Defendant, an illegal immigrant from Guatemala, waived indictment and pleaded guilty to a superior court information charging him with one count of aggravated sexual abuse in the first degree. No promises as to sentencing were made under the terms of the plea agreement, and County Court sentenced defendant to a prison term of 23 years to be followed by 20 years of postrelease supervision. He now appeals and we affirm.
Defendant’s contention that his plea was not knowing, voluntary and intelligent is unpreserved for our review due to his failure to move to withdraw the plea or vacate the judgment of conviction (see People v Vasquez, 61 AD3d 1109, 1111 [2009]; People v Espinoza-Aguilar, 24 AD3d 892, 892-893 [2005], lv denied 6 NY3d 812 [2006]). Moreover, inasmuch as his plea colloquy does not cast doubt upon his guilt or call the voluntariness of the plea into question, this case does not fall within the narrow exception to the preservation rule (see People v McNair, *133613 NY3d 821, 822 [2009]).

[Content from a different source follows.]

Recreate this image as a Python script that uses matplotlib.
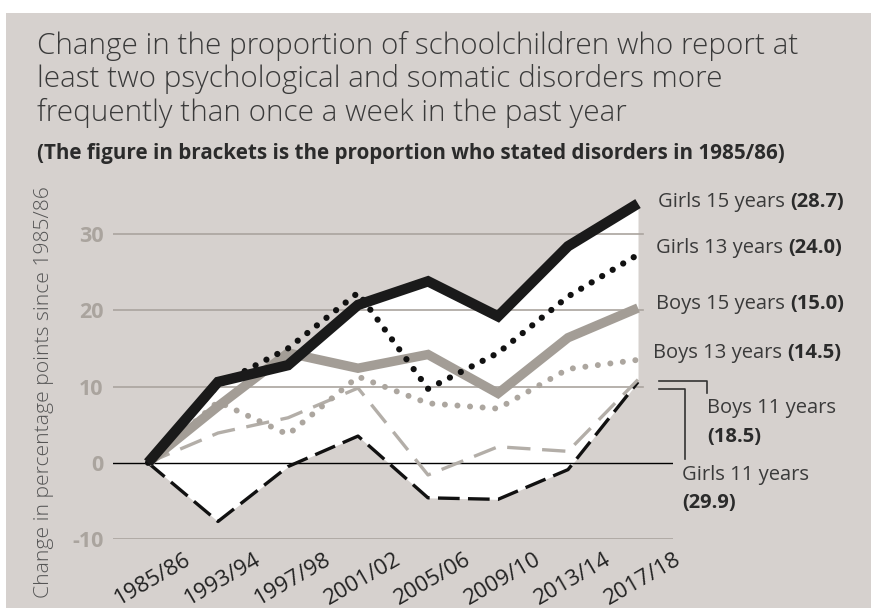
import numpy as np
import matplotlib
matplotlib.use("Agg")
import matplotlib.pyplot as plt
from matplotlib.patches import Rectangle
from matplotlib.transforms import ScaledTranslation

plt.rcParams['font.family'] = ['Open Sans', 'DejaVu Sans']

# data (change in percentage points since 1985/86)
years = ["1985/86", "1993/94", "1997/98", "2001/02", "2005/06", "2009/10", "2013/14", "2017/18"]
girls15 = [0, 10.6, 12.8, 20.7, 23.8, 19.2, 28.4, 34.0]
girls13 = [0, 10.2, 15.0, 22.3, 9.7, 14.4, 21.8, 27.3]
boys15 = [0, 7.4, 14.4, 12.4, 14.2, 9.1, 16.4, 20.3]
boys13 = [0, 8.0, 3.7, 11.3, 7.8, 7.1, 12.3, 13.5]
boys11 = [0, 3.9, 5.9, 9.8, -1.6, 2.1, 1.5, 10.9]
girls11 = [0, -7.7, -0.5, 3.5, -4.6, -4.8, -0.9, 10.6]
yticks = [-10, 0, 10, 20, 30]
title_lines = ["Change in the proportion of schoolchildren who report at",
               "least two psychological and somatic disorders more",
               "frequently than once a week in the past year"]

W, H = 871, 608
BG = "#d6d1ce"
GRID = "#aaa49e"


def px(x, y):
    # pixel coords (from top-left) -> figure fraction
    return x / W, 1 - y / H


fig = plt.figure(figsize=(W / 100, H / 100), dpi=100)
fig.patch.set_facecolor("white")
fig.patches.append(Rectangle((6 / W, 0), 1, 1 - 13 / H, transform=fig.transFigure,
                             facecolor=BG, edgecolor="none", zorder=-10))

ax = fig.add_axes([113 / W, (608 - 539) / H, 560 / W, (539 - 188.3) / H])
ax.set_facecolor("none")
x = np.arange(len(years))
ax.set_xlim(-0.5, 7.5)
ax.set_ylim(-10, 36)

# white envelope
allv = np.array([girls15, girls13, boys15, boys13, boys11, girls11])
ax.fill_between(x, allv.min(axis=0), girls15, color="white", lw=0, zorder=1)

# grid lines
for v in yticks:
    if v == 0:
        ax.plot([-0.5, 7.5], [0, 0], color="black", lw=1, zorder=2)
    elif v == -10:
        ax.plot([-0.5, 7.5], [v, v], color=GRID, lw=1.2, zorder=2)
    else:
        ax.plot([-0.5, 7.07], [v, v], color=GRID, lw=1.2, zorder=2)

ax.plot(x, girls11, color="#111111", lw=2.4, ls=(0, (6.5, 2.5)), zorder=3)
ax.plot(x, boys11, color="#b3aea8", lw=2.4, ls=(0, (7, 3.5)), zorder=3)
ax.plot(x, boys13, color="#aca69f", lw=4.3, ls=(0, (0.01, 2.1)),
        dash_capstyle="round", zorder=4)
ax.plot(x, boys15, color="#a39d96", lw=6.8, solid_joinstyle="miter",
        solid_capstyle="butt", zorder=5)
ax.plot(x, girls13, color="#111111", lw=4.5, ls=(0, (0.01, 1.95)),
        dash_capstyle="round", zorder=6, clip_on=False)
ax.plot(x, girls15, color="#1a1a1a", lw=7.5, solid_joinstyle="miter",
        solid_capstyle="butt", zorder=7, clip_on=False)

for s in ax.spines.values():
    s.set_visible(False)
ax.tick_params(length=0)
ax.set_yticks(yticks)
ax.set_yticklabels([str(v) for v in yticks], color=GRID, fontweight="bold", fontsize=15.5)
ax.tick_params(axis="y", pad=7)
ax.set_xticks(x)
ax.set_xticklabels(years, rotation=30, ha="center", fontsize=16, color="#222222")
ax.tick_params(axis="x", pad=7)
shift = ScaledTranslation(5 / 100, 0, fig.dpi_scale_trans)
for lab in ax.get_xticklabels():
    lab.set_transform(lab.get_transform() + shift)

# titles
for i, line in enumerate(title_lines):
    fig.text(*px(37, 54 + 33.5 * i), line, fontsize=21.3, fontweight="light",
             color="#3a3a3a", va="baseline")
fig.text(*px(37, 159), "(The figure in brackets is the proportion who stated disorders in 1985/86)",
         fontsize=14.9, fontweight="bold", color="#2b2b2b", va="baseline")
fig.text(*px(44, 392), "Change in percentage points since 1985/86", rotation=90,
         fontsize=15.2, fontweight="light", color="#555555", ha="center", va="center")

# series labels
labels = [("Girls 15 years", "(28.7)", 658, 202),
          ("Girls 13 years", "(24.0)", 656, 248),
          ("Boys 15 years", "(15.0)", 656, 304),
          ("Boys 13 years", "(14.5)", 653, 353)]
for reg, bold, lx, ly in labels:
    t = fig.text(*px(lx, ly), reg, fontsize=14.5, color="#3a3a3a", va="center")
    ax.annotate(bold, xy=(1, 0), xycoords=t, xytext=(4, 0), textcoords="offset points",
                fontsize=14.5, fontweight="bold", color="#2b2b2b", va="bottom", ha="left")

fig.text(*px(707, 408), "Boys 11 years", fontsize=14.5, color="#3a3a3a", va="center")
fig.text(*px(707, 437), "(18.5)", fontsize=14.5, fontweight="bold", color="#2b2b2b", va="center")
fig.text(*px(682, 475), "Girls 11 years", fontsize=14.5, color="#3a3a3a", va="center")
fig.text(*px(682, 503), "(29.9)", fontsize=14.5, fontweight="bold", color="#2b2b2b", va="center")

for pts in ([(659, 381), (707, 381), (707, 393)], [(659, 389), (685, 389), (685, 459)]):
    xs, ys = zip(*[px(a, b) for a, b in pts])
    fig.add_artist(plt.Line2D(xs, ys, color="#333333", lw=1.2, transform=fig.transFigure))

fig.savefig("out.png", dpi=100, facecolor=fig.get_facecolor())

The record establishes, contrary to defendant’s contention, that he was properly advised of the immigration consequences attendant to his plea and, therefore, he received the effective assistance of counsel (see Padilla v Kentucky, 559 US —, —, 130 S Ct 1473, 1482-1483 [2010]; Zhang v U.S., 506 F3d 162, 169 [2d Cir 2007]; People v Doumbia, 45 AD3d 436, 437 [2007], lv denied 10 NY3d 764 [2008]).
Defendant also challenges the accuracy of the information contained in the presentence investigation report, but he declined County Court’s invitation to supplement that report at sentencing and, thus, cannot now be heard to complain of its alleged inadequacies (see People v Harrington, 3 AD3d 737, 739 [2004]; People v Smallwood, 212 AD2d 449 [1995], lv denied 86 NY2d 741 [1995]). Finally, we reject defendant’s claim that the sentence imposed was harsh or excessive.
Peters, Spain, Rose and Kavanagh, JJ., concur. Ordered that the judgment is affirmed.